In this task, you examine the Apache Spark application monitoring capabilities built into Azure Synapse Analytics. The Spark application monitoring screens provide a view into the logs for the Spark application, including a graphical view of those logs.

  1. As you did in the previous task, select Monitor from the left-hand menu.

    Monitor is selected and highlighted in the Synapse Analytics menu.

  2. Next, select Apache Spark applications under Activities.

    Apache Spark applications is selected and highlighted under the Activities section of the monitor resource list.

  3. On the Apache Spark applications page, select the Submit time value and observe the available options for limiting the time range for Spark applications that are displayed in the list. In this case, you are looking at the current run, so ensure Last 24 hours is selected and then select OK.

    Last 24 hours is selected and highlighted in the Time range list.
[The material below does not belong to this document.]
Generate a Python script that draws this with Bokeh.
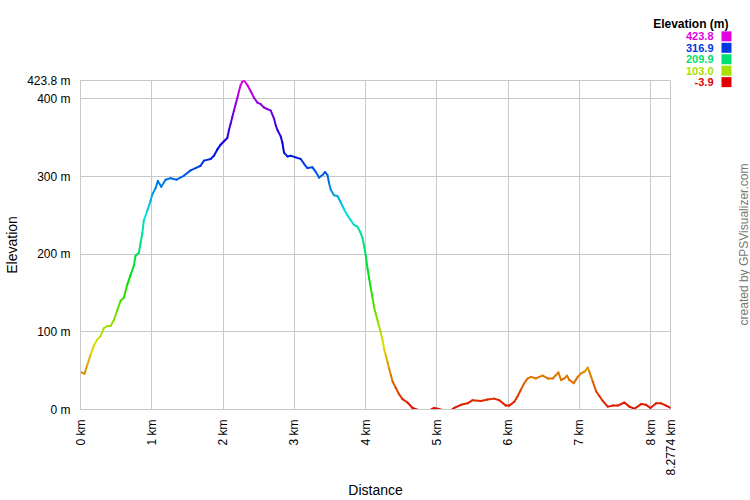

  4. From the list of Spark applications, select the first job, which should have a status of In progress.

    Note: You may see a status of Cancelled, and this does not prevent you from completing the following steps. Azure Synapse Analytics is still in preview, and the status gets set to Cancelled when the Spark pool used to run the Spark application times out.

    The current Spark application is highlighted in the applications list.

  5. On the Log query screen, you will see a detailed view of the job, broken into three different sections.

    • The first section is a graphical representation of the stages that make up the Spark application.
    • The second section is a summary of the Spark application.
    • The third section displays the logs associated with the Spark application.

    A screenshot of the Log query screen is displayed.

  6. In the graph section, the initial graph displayed is that of the overall job progress. Here, you can see the progress of each stage.

    The stage progress section of each Stage panel is highlighted.

  7. Selecting any individual stage from the graph opens a new browser window showing the selected stage in the Spark UI, where you can dive deeper into the tasks that make up each stage. Select Stage 5 and observe the information displayed in Spark UI.

    Details for Stage 5 are displayed in the Spark UI.

  8. Return to the Synapse Analytics Monitoring page for your Spark application.

  9. To look closer at any individual stage, you can use the Job IDs drop-down to select the stage number.

    Stage 5 is highlighted in the Job IDs drop-down list.

  10. This view isolates the specific stage within the graphical view.

    Stage 5 is displayed.

  11. Return the view to all stages by selecting All job IDs in the job ID drop-down list.

    All job IDs is highlighted in the Job IDs drop-down list.

  12. Within the graph section, you also have the ability to Playback the Spark application.

    The Playback button is highlighted.

    Note: Playback functionality is not available until the job status changes out of the In progress status. The job's status will remain listed as In progress until the underlying Spark resources are cleaned up by Azure Synapse Analytics, which can take some time.

  13. Running a Playback allows you to observe the time required to complete each stage, as well as review the rows read or written as the job progresses.

    A screenshot of an in-progress playback is displayed. The playback is at 1m 49s into the Spark application run, and Stage 6 is showing a Stage progress of 6.25%.

  14. You can also perform a playback on an individual stage. Returning to a view of only Stage 5, the Playback button shows the rows written at this stage, and the progress of reads and writes.

    A screenshot of an in-progress playback for Stage 5 is displayed, with the stage progress showing 43.75% complete.

  15. You can also change the view to see which stages were involved in read and write activities. In the Display drop-down, select Read.

    Read is selected and highlighted in the Display drop-down list.

  16. In the read graph, stages that involved read tasks are highlighted in orange.

    In the graph, stages that involved read tasks are highlighted in orange.

  17. Next, select Written from the Display drop-down list, and observe the stages where data was written.

    In the graph, stages where data was written are highlighted in orange.